小秋揉着眼睛从铺上坐起来,迷迷糊糊问:“外边怎么了,这么吵?”
看她睡得头发蓬乱的样子,廖辰宠溺地笑笑,拿了一块毛巾出门,片刻将打湿的毛巾递给小秋擦手擦脸,一边道:“到站了,要停几分钟,有两个小贩上车兜售吃的……”
嗯,记忆中好像是这样的,火车站未完全封闭前,每逢火车到站停靠都会有小贩上车兜售商品……呃,等等,这会儿小商贩儿可不多,这个车站怎么就有这么多?
小秋随手将毛巾往廖辰手里一塞,趿拉上鞋子下床往外就走,来到走廊上从窗户往外看,才发现,廖辰所说的‘两个’不是虚数,而是切实的两个,这会儿,那两个小贩儿正被几个车站工作人员拉着往车站外赶,两个小贩不肯走,呼喊着吵嚷着,才弄出那么大动静来。
应该是两个小贩的篮子被丢在站台上,篮子里的东西滚落一地,让小秋清楚地看到了篮子里装的东西,一个篮子里装的是白胖的包子,另一个则是农家炒的带壳熟花生。
还好,站台人员并没有太冷血,有个穿制服的中年人将两个篮子的东西收拾了,一手一只挎着,跟着拉拉扯扯的人群走出去,大概是还给那两个小贩去了。
小秋暗暗叹了口气,悻悻地回到了车厢里,一边在心里暗暗宽慰自己
——还好,马上就进入八零年了,一切都会好起来的。
廖辰看她脸色郁郁,笑着道:“等你到了G城看看,就该高兴了。

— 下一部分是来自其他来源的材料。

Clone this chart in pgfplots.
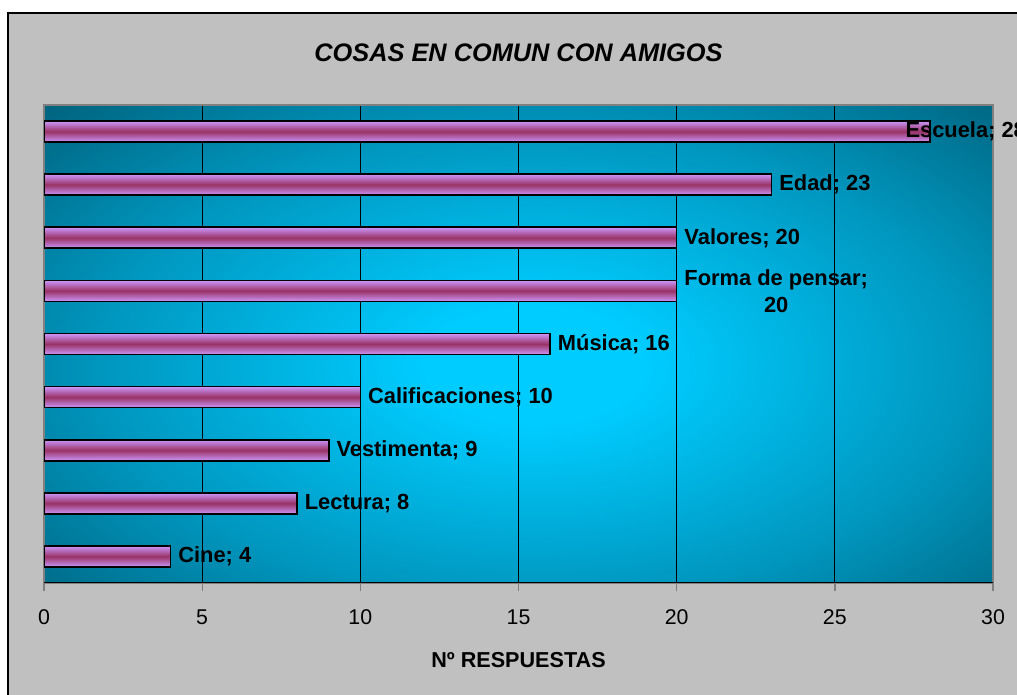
\documentclass[border=0pt]{standalone}
\usepackage{pgfplots}
\pgfplotsset{compat=1.18}
\usepackage{pgfplotstable}
\usepackage{fontspec}
\setmainfont{Liberation Sans}
\definecolor{framegray}{RGB}{192,192,192}
\definecolor{boxgray}{RGB}{128,128,128}
\definecolor{tealdark}{RGB}{0,94,120}
\definecolor{tealmid}{RGB}{0,150,190}
\definecolor{cyanbright}{RGB}{0,204,255}
\definecolor{barlight}{RGB}{204,150,250}
\definecolor{bardark}{RGB}{153,51,102}
\pgfdeclareradialshading{glow}{\pgfpoint{0bp}{0bp}}{color(0bp)=(cyanbright); color(5.5bp)=(cyanbright); color(22bp)=(tealmid); color(36bp)=(tealdark); color(50bp)=(tealdark)}

\pgfplotstableread[col sep=comma]{
pos,val,dx,label
1,4,5.25,{Cine; 4}
2,8,5.25,{Lectura; 8}
3,9,5.25,{Vestimenta; 9}
4,10,5.25,{Calificaciones; 10}
5,16,5.25,{Música; 16}
6,20,5.25,{Forma de pensar;\\20}
7,20,5.25,{Valores; 20}
8,23,5.25,{Edad; 23}
9,28,-18.75,{Escuela; 28}
}\datatable

\pgfplotsset{barstyle/.style={xbar, bar width=15.75pt, bar shift=0pt, draw=black, line width=1.2pt,
  shade, top color=barlight, bottom color=barlight, middle color=bardark,
  point meta=explicit symbolic, nodes near coords,
  visualization depends on={\thisrow{dx} \as \dx},
  nodes near coords style={anchor=west, inner sep=0pt, xshift=\dx pt, align=center,
    font=\bfseries\fontsize{16.4}{20}\selectfont, text=black}}}

\begin{document}
\begin{tikzpicture}
\path[use as bounding box] (0,0) rectangle (762.75pt,521.25pt);
\clip (0,0) rectangle (762.75pt,521.25pt);
\fill[white] (0,0) rectangle (762.75pt,521.25pt);
\filldraw[fill=framegray, draw=black, line width=1.5pt] (6pt,-20pt) rectangle (800pt,511.5pt);
\begin{scope}
\clip (33pt,84pt) rectangle (744.75pt,442.5pt);
\shade[shading=glow] (29.25pt,47.5pt) rectangle (773.25pt,447.5pt);
\end{scope}
\begin{axis}[
  at={(33pt,84pt)}, anchor=south west,
  scale only axis, width=711.75pt, height=358.5pt,
  xmin=0, xmax=30, ymin=0.5, ymax=9.5,
  xtick={0,5,10,15,20,25,30}, ytick=\empty,
  xtick pos=left, tick align=outside, major tick length=6pt,
  xtick style={draw=boxgray, line width=1pt},
  xmajorgrids, grid style={black, line width=0.6pt},
  axis line style={draw=boxgray, line width=1.5pt},
  /pgf/number format/assume math mode=true,
  xticklabel style={font=\fontsize{16}{19}\selectfont, inner sep=0pt, anchor=north, text height=11.5pt, text depth=0pt, yshift=-13.5pt},
  xlabel={Nº RESPUESTAS},
  xlabel style={at={(axis description cs:0.5,0)}, anchor=center, yshift=-57.75pt, font=\bfseries\fontsize{16.2}{19}\selectfont},
  title={COSAS EN COMUN CON AMIGOS},
  title style={at={(axis description cs:0.5,1)}, anchor=center, yshift=33pt, font=\bfseries\itshape\fontsize{19}{23}\selectfont},
]
\pgfplotsinvokeforeach{0.8:1.2,1.8:2.2,2.8:3.2,3.8:4.2,4.8:5.2,5.8:6.2,6.8:7.2,7.8:8.2,8.8:9.2}{
\addplot[barstyle, restrict y to domain=#1]
  table[x=val, y=pos, meta=label]{\datatable};
}
\draw[black, line width=1pt] (rel axis cs:0,0) -- (rel axis cs:1,0);
\end{axis}
\end{tikzpicture}
\end{document}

”
小秋愣了一下,随即高兴起来:“G城什么样?可以自由做生意吗?”
廖辰失笑着,抬手摸摸小秋的头顶,道:“并未明文鼓励,却也无人查禁,渐渐有人聚在一起,卖一些从香港带回来的东西……”
小秋正听廖辰讲着G城的商业繁荣,房间门被人推开,他们的谈话也被走进来的赵荣丽打断。
赵荣丽手中端着一只饭盒,一进门就对小秋和廖辰笑着晃了晃:“餐车就要开饭了,你们俩也赶紧收拾一下准备去打饭……火车上特有的优待政策,买饭不用粮票呢”
小秋和廖辰都对她感激地笑笑,转回头来对视之际,却在对方眼中看到了同样的无奈——大多数人还遵循着陈规陋俗,习惯了种种限制约束,想要变革又谈何容易!
当然,小秋还是随大流去餐车打了不要粮票的饭,饭菜一般,但大家伙儿都吃得很高兴,仿佛省了几两粮票就捡了个大便宜一样。
在餐车中,小秋遇上了两个穿西装的异类:这两个人不但穿着怪模怪样的西装,还要了烧鸡和白酒,在绝大多数人只舍得吃炒菜、面条的餐车中,绝对是引人注目的存在。